• PROBLEM:
Count every line where "matplotlib" occurs. Give the total alone.

• SOURCE DATA:

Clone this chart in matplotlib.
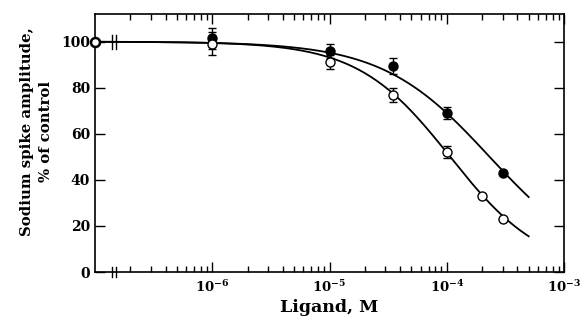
import numpy as np
import matplotlib
matplotlib.use("Agg")
import matplotlib.pyplot as plt

# Data
conc = [1e-6, 1e-5, 3.5e-5, 1e-4, 3e-4]
filled_vals = [101.5, 96, 89.5, 69, 43]
filled_err = [4.5, 3, 3.5, 2.5, 0]
open_conc = [1e-6, 1e-5, 3.5e-5, 1e-4, 2e-4, 3e-4]
open_vals = [99, 91, 77, 52, 33, 23]
open_err = [5, 3, 3, 2.5, 0, 0]
control_x = 1e-7
control_val = 100

# Hill fits (IC50, slope)
filled_ic50, filled_n = 2.32e-4, 0.95
open_ic50, open_n = 1.07e-4, 1.1
curve_end = 5e-4

plt.rcParams['font.family'] = ['DejaVu Serif']
plt.rcParams['font.weight'] = 'bold'

fig = plt.figure(figsize=(5.84, 3.20), dpi=100)
ax = fig.add_axes([95/584, 1-272/320, (564-95)/584, (272-14)/320])

xc = np.logspace(-7, np.log10(curve_end), 300)
for ic, n in [(filled_ic50, filled_n), (open_ic50, open_n)]:
    ax.plot(xc, 100/(1+(xc/ic)**n), color='black', lw=1.3, zorder=2)

ax.errorbar(conc, filled_vals, yerr=filled_err, fmt='o', color='black',
            mfc='black', ms=6.5, capsize=3, elinewidth=1, capthick=1, zorder=4)
ax.errorbar(open_conc, open_vals, yerr=open_err, fmt='o', color='black',
            mfc='white', ms=6.5, capsize=3, elinewidth=1, capthick=1, zorder=5)
ax.plot([control_x], [control_val], 'o', mfc='white', mec='black', mew=1.8,
        ms=6.5, clip_on=False, zorder=6)

ax.set_xscale('log')
ax.set_xlim(1e-7, 1e-3)
ax.set_ylim(0, 112)
ax.set_yticks([0, 20, 40, 60, 80, 100])
ax.set_xticks([1e-6, 1e-5, 1e-4, 1e-3])
ax.set_xticklabels([r'$\mathregular{10^{-6}}$', r'$\mathregular{10^{-5}}$', r'$\mathregular{10^{-4}}$', r'$\mathregular{10^{-3}}$'])
ax.tick_params(which='both', direction='in', top=True, right=True, labelright=False, labeltop=False)
ax.tick_params(which='major', length=7, width=1)
ax.tick_params(axis='y', labelsize=10)
ax.tick_params(axis='x', labelsize=9.5, pad=5)
ax.tick_params(which='minor', length=4, width=1)
for s in ax.spines.values():
    s.set_linewidth(1.2)

# axis break marks
bx = [1.40e-7, 1.50e-7]
for b in bx:
    ax.plot([b, b], [-2.2, 2.2], color='black', lw=1, clip_on=False, zorder=7)
    ax.plot([b, b], [97, 103], color='black', lw=1, clip_on=False, zorder=7)
for lbl in ax.get_yticklabels():
    lbl.set_fontweight('bold')

ax.set_ylabel('Sodium spike amplitude,\n% of control', fontsize=10.7, fontweight='bold',
              linespacing=1.45)
ax.yaxis.set_label_coords(-0.09, 0.546)
ax.set_xlabel('Ligand, M', fontsize=12.5, fontweight='bold', labelpad=3)

fig.savefig('out.png', dpi=100)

• COMPLETE OUTPUT:
4